■ Exercise objective: Pull every line with the word "that" out of the entries below.

■ Given data:

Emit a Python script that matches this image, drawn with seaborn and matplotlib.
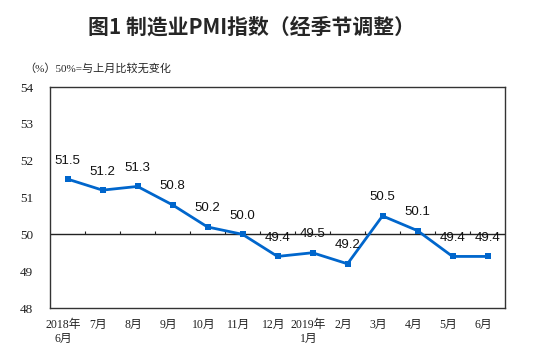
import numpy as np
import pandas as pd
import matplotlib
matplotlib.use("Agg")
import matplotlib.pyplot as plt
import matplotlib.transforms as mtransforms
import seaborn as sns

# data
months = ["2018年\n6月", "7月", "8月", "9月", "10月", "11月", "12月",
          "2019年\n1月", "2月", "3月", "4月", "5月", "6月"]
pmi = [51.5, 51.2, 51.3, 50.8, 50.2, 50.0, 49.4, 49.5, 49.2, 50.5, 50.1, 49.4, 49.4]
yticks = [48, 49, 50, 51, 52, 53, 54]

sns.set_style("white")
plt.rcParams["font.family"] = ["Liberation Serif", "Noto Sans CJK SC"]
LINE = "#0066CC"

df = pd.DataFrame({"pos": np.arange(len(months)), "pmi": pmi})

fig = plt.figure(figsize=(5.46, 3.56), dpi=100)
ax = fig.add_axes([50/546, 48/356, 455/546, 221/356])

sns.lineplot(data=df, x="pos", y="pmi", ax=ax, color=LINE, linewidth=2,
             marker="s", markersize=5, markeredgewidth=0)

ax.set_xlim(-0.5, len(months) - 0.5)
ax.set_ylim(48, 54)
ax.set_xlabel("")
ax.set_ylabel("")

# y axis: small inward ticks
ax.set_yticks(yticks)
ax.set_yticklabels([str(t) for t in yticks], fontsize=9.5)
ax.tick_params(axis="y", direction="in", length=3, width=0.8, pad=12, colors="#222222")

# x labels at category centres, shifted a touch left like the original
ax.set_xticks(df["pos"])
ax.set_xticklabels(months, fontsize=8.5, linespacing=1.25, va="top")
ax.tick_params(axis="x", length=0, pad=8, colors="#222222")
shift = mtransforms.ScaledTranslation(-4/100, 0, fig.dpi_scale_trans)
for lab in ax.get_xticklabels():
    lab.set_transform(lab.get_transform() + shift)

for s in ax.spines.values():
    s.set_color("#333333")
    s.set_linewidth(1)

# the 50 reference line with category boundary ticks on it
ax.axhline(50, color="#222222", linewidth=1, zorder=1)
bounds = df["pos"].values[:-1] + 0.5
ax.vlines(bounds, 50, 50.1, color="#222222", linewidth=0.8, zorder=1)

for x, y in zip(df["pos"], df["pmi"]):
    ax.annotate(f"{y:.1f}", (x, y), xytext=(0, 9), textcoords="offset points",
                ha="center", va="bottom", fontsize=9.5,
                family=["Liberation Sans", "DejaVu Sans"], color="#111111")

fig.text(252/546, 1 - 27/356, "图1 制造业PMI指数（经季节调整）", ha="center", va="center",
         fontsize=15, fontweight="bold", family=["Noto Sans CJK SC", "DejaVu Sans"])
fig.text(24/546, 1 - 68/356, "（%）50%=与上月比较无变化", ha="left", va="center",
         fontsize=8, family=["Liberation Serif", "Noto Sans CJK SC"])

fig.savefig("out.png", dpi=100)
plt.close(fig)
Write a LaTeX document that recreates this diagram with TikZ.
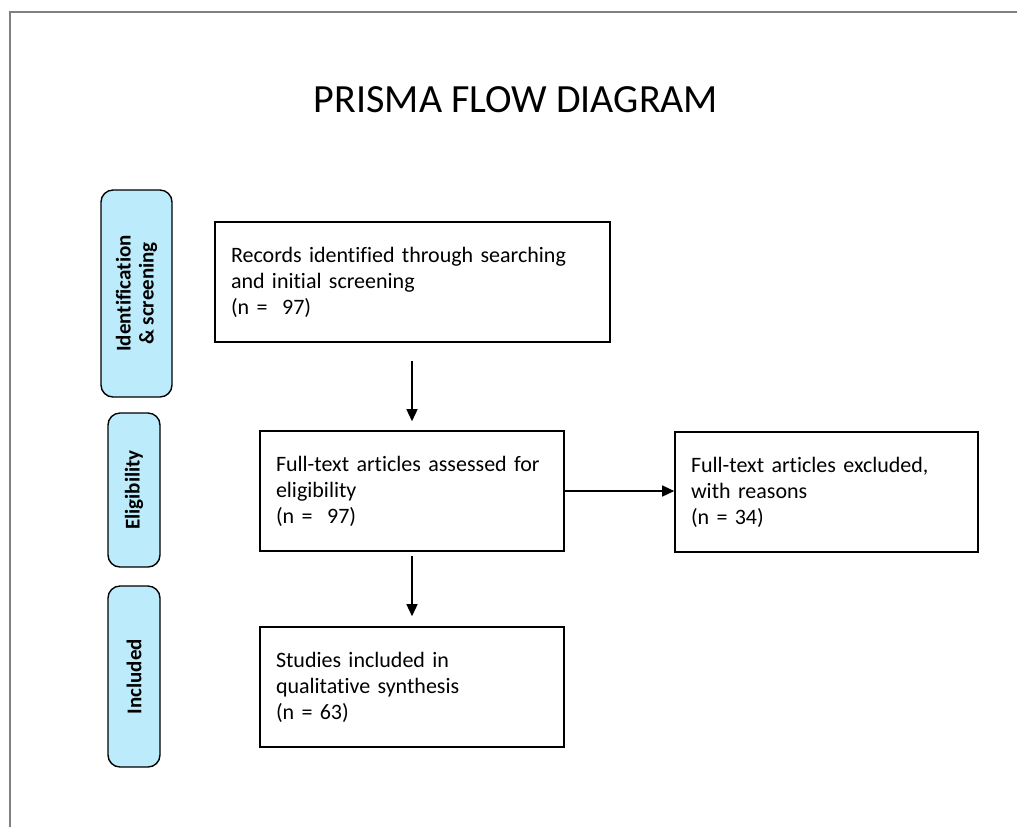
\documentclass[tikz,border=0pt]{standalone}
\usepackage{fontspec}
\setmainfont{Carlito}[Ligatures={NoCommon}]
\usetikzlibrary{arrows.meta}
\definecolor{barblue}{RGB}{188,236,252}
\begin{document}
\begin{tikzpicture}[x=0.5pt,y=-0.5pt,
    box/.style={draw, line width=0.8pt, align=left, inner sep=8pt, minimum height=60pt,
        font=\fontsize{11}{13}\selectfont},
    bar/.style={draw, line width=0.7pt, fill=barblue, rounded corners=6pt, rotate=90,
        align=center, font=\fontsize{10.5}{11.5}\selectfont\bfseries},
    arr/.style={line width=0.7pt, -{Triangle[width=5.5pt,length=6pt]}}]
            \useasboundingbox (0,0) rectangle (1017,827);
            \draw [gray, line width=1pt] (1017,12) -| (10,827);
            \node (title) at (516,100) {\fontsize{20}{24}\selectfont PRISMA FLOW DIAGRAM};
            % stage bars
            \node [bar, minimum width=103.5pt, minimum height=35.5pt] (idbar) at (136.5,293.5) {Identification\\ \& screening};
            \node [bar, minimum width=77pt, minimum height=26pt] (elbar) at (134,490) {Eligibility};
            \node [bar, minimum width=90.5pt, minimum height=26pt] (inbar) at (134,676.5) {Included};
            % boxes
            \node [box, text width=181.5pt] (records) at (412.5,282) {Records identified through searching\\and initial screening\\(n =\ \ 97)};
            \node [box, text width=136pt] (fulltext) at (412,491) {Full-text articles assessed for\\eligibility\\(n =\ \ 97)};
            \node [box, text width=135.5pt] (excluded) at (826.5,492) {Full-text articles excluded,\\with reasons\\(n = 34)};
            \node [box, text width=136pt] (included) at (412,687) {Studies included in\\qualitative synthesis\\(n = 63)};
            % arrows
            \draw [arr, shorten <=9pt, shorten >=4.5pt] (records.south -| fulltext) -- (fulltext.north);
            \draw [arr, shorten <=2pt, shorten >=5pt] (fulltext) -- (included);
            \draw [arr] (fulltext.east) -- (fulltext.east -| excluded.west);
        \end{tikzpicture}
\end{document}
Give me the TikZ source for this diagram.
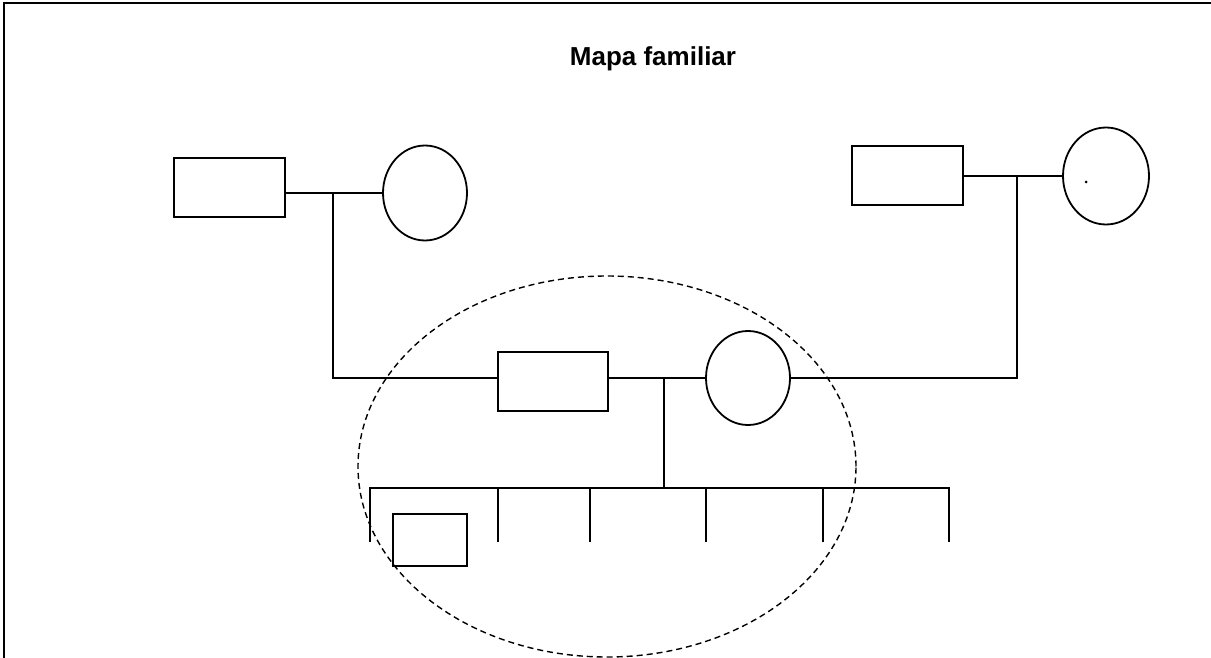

■ Answer for this exercise:
Emit a Python script that matches this image, drawn with seaborn and matplotlib.
Write a LaTeX document that recreates this diagram with TikZ.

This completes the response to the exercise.